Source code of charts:
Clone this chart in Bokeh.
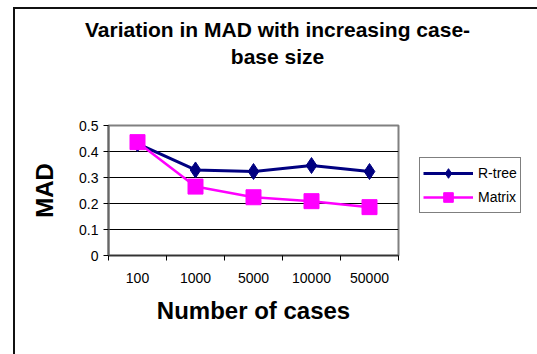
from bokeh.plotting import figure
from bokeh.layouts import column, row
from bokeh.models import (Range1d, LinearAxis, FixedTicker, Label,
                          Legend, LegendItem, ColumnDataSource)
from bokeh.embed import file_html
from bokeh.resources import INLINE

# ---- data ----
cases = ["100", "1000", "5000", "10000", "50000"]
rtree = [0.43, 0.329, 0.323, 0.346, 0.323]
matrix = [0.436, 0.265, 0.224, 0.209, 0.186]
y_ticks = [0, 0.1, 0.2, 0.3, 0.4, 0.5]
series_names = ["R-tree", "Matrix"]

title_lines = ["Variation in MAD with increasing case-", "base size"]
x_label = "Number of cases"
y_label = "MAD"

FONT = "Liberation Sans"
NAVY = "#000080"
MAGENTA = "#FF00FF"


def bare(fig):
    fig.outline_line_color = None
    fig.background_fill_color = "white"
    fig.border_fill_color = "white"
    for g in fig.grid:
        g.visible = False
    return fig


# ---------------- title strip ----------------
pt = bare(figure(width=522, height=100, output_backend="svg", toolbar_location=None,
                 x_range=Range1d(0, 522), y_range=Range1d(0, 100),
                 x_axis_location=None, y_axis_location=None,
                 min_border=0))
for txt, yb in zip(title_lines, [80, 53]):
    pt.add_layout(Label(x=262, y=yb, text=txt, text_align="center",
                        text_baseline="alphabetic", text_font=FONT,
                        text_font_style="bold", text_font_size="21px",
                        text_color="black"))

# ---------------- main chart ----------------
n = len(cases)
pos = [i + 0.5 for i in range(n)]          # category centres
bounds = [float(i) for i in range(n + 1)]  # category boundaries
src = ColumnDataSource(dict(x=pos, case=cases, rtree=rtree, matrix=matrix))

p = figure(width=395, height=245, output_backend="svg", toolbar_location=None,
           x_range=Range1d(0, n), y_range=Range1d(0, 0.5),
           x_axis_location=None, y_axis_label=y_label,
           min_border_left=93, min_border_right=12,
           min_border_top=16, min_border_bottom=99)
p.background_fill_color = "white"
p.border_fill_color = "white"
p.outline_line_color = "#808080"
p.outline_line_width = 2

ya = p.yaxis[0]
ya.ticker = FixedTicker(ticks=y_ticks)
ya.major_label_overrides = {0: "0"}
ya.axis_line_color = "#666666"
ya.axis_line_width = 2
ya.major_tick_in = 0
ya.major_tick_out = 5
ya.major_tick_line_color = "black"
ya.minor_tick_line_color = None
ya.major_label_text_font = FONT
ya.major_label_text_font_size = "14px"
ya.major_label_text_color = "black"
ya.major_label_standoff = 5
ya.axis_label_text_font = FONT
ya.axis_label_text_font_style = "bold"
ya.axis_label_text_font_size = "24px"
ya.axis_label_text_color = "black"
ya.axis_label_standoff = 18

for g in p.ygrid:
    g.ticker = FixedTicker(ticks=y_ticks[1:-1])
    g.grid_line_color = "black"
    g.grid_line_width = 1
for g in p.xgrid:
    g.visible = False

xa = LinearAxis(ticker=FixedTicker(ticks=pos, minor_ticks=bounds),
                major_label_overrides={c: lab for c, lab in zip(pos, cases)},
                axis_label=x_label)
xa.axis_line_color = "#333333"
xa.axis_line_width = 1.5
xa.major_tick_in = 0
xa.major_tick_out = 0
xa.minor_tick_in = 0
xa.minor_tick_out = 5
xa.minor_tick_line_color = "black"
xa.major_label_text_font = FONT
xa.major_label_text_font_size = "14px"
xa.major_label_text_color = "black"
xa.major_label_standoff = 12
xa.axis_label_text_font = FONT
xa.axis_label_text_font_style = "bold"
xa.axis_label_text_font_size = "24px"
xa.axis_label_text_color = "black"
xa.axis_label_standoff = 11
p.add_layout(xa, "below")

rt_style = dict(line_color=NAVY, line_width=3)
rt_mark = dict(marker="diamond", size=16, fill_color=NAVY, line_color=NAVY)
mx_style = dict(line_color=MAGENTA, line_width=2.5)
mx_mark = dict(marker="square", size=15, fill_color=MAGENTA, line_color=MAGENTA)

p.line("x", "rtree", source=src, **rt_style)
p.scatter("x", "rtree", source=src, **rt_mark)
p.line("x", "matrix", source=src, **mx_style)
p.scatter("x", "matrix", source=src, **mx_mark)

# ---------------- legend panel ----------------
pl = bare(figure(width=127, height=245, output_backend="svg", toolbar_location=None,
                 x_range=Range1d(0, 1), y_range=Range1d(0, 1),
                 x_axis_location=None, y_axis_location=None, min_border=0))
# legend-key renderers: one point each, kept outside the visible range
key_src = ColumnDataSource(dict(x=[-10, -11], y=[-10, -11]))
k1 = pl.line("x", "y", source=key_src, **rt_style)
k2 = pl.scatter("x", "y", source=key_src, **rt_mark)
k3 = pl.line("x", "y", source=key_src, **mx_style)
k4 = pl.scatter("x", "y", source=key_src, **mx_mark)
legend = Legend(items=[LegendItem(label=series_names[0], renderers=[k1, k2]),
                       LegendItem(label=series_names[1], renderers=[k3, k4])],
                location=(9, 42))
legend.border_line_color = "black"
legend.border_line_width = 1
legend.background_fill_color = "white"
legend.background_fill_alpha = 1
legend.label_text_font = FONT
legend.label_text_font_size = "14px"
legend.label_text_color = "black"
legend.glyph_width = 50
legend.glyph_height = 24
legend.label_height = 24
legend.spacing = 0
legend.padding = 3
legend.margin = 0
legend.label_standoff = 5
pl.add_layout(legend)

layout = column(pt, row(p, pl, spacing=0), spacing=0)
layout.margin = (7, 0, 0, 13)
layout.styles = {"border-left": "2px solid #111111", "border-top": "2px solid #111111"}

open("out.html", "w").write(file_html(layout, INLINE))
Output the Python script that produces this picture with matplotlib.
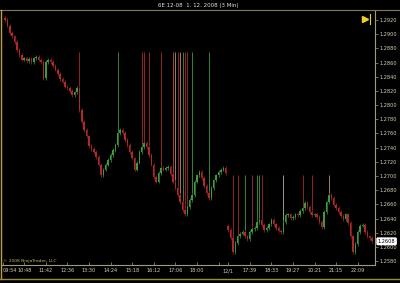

→ **Aim**: Retype the whole listing, keeping every line identical and omitting all pictures.

→ **Solution to the problem**:
Clone this chart in Bokeh.
from bokeh.plotting import figure
from bokeh.layouts import column, row
from bokeh.models import (Range1d, LinearAxis, FixedTicker, Label,
                          Legend, LegendItem, ColumnDataSource)
from bokeh.embed import file_html
from bokeh.resources import INLINE

# ---- data ----
cases = ["100", "1000", "5000", "10000", "50000"]
rtree = [0.43, 0.329, 0.323, 0.346, 0.323]
matrix = [0.436, 0.265, 0.224, 0.209, 0.186]
y_ticks = [0, 0.1, 0.2, 0.3, 0.4, 0.5]
series_names = ["R-tree", "Matrix"]

title_lines = ["Variation in MAD with increasing case-", "base size"]
x_label = "Number of cases"
y_label = "MAD"

FONT = "Liberation Sans"
NAVY = "#000080"
MAGENTA = "#FF00FF"


def bare(fig):
    fig.outline_line_color = None
    fig.background_fill_color = "white"
    fig.border_fill_color = "white"
    for g in fig.grid:
        g.visible = False
    return fig


# ---------------- title strip ----------------
pt = bare(figure(width=522, height=100, output_backend="svg", toolbar_location=None,
                 x_range=Range1d(0, 522), y_range=Range1d(0, 100),
                 x_axis_location=None, y_axis_location=None,
                 min_border=0))
for txt, yb in zip(title_lines, [80, 53]):
    pt.add_layout(Label(x=262, y=yb, text=txt, text_align="center",
                        text_baseline="alphabetic", text_font=FONT,
                        text_font_style="bold", text_font_size="21px",
                        text_color="black"))

# ---------------- main chart ----------------
n = len(cases)
pos = [i + 0.5 for i in range(n)]          # category centres
bounds = [float(i) for i in range(n + 1)]  # category boundaries
src = ColumnDataSource(dict(x=pos, case=cases, rtree=rtree, matrix=matrix))

p = figure(width=395, height=245, output_backend="svg", toolbar_location=None,
           x_range=Range1d(0, n), y_range=Range1d(0, 0.5),
           x_axis_location=None, y_axis_label=y_label,
           min_border_left=93, min_border_right=12,
           min_border_top=16, min_border_bottom=99)
p.background_fill_color = "white"
p.border_fill_color = "white"
p.outline_line_color = "#808080"
p.outline_line_width = 2

ya = p.yaxis[0]
ya.ticker = FixedTicker(ticks=y_ticks)
ya.major_label_overrides = {0: "0"}
ya.axis_line_color = "#666666"
ya.axis_line_width = 2
ya.major_tick_in = 0
ya.major_tick_out = 5
ya.major_tick_line_color = "black"
ya.minor_tick_line_color = None
ya.major_label_text_font = FONT
ya.major_label_text_font_size = "14px"
ya.major_label_text_color = "black"
ya.major_label_standoff = 5
ya.axis_label_text_font = FONT
ya.axis_label_text_font_style = "bold"
ya.axis_label_text_font_size = "24px"
ya.axis_label_text_color = "black"
ya.axis_label_standoff = 18

for g in p.ygrid:
    g.ticker = FixedTicker(ticks=y_ticks[1:-1])
    g.grid_line_color = "black"
    g.grid_line_width = 1
for g in p.xgrid:
    g.visible = False

xa = LinearAxis(ticker=FixedTicker(ticks=pos, minor_ticks=bounds),
                major_label_overrides={c: lab for c, lab in zip(pos, cases)},
                axis_label=x_label)
xa.axis_line_color = "#333333"
xa.axis_line_width = 1.5
xa.major_tick_in = 0
xa.major_tick_out = 0
xa.minor_tick_in = 0
xa.minor_tick_out = 5
xa.minor_tick_line_color = "black"
xa.major_label_text_font = FONT
xa.major_label_text_font_size = "14px"
xa.major_label_text_color = "black"
xa.major_label_standoff = 12
xa.axis_label_text_font = FONT
xa.axis_label_text_font_style = "bold"
xa.axis_label_text_font_size = "24px"
xa.axis_label_text_color = "black"
xa.axis_label_standoff = 11
p.add_layout(xa, "below")

rt_style = dict(line_color=NAVY, line_width=3)
rt_mark = dict(marker="diamond", size=16, fill_color=NAVY, line_color=NAVY)
mx_style = dict(line_color=MAGENTA, line_width=2.5)
mx_mark = dict(marker="square", size=15, fill_color=MAGENTA, line_color=MAGENTA)

p.line("x", "rtree", source=src, **rt_style)
p.scatter("x", "rtree", source=src, **rt_mark)
p.line("x", "matrix", source=src, **mx_style)
p.scatter("x", "matrix", source=src, **mx_mark)

# ---------------- legend panel ----------------
pl = bare(figure(width=127, height=245, output_backend="svg", toolbar_location=None,
                 x_range=Range1d(0, 1), y_range=Range1d(0, 1),
                 x_axis_location=None, y_axis_location=None, min_border=0))
# legend-key renderers: one point each, kept outside the visible range
key_src = ColumnDataSource(dict(x=[-10, -11], y=[-10, -11]))
k1 = pl.line("x", "y", source=key_src, **rt_style)
k2 = pl.scatter("x", "y", source=key_src, **rt_mark)
k3 = pl.line("x", "y", source=key_src, **mx_style)
k4 = pl.scatter("x", "y", source=key_src, **mx_mark)
legend = Legend(items=[LegendItem(label=series_names[0], renderers=[k1, k2]),
                       LegendItem(label=series_names[1], renderers=[k3, k4])],
                location=(9, 42))
legend.border_line_color = "black"
legend.border_line_width = 1
legend.background_fill_color = "white"
legend.background_fill_alpha = 1
legend.label_text_font = FONT
legend.label_text_font_size = "14px"
legend.label_text_color = "black"
legend.glyph_width = 50
legend.glyph_height = 24
legend.label_height = 24
legend.spacing = 0
legend.padding = 3
legend.margin = 0
legend.label_standoff = 5
pl.add_layout(legend)

layout = column(pt, row(p, pl, spacing=0), spacing=0)
layout.margin = (7, 0, 0, 13)
layout.styles = {"border-left": "2px solid #111111", "border-top": "2px solid #111111"}

open("out.html", "w").write(file_html(layout, INLINE))
Output the Python script that produces this picture with matplotlib.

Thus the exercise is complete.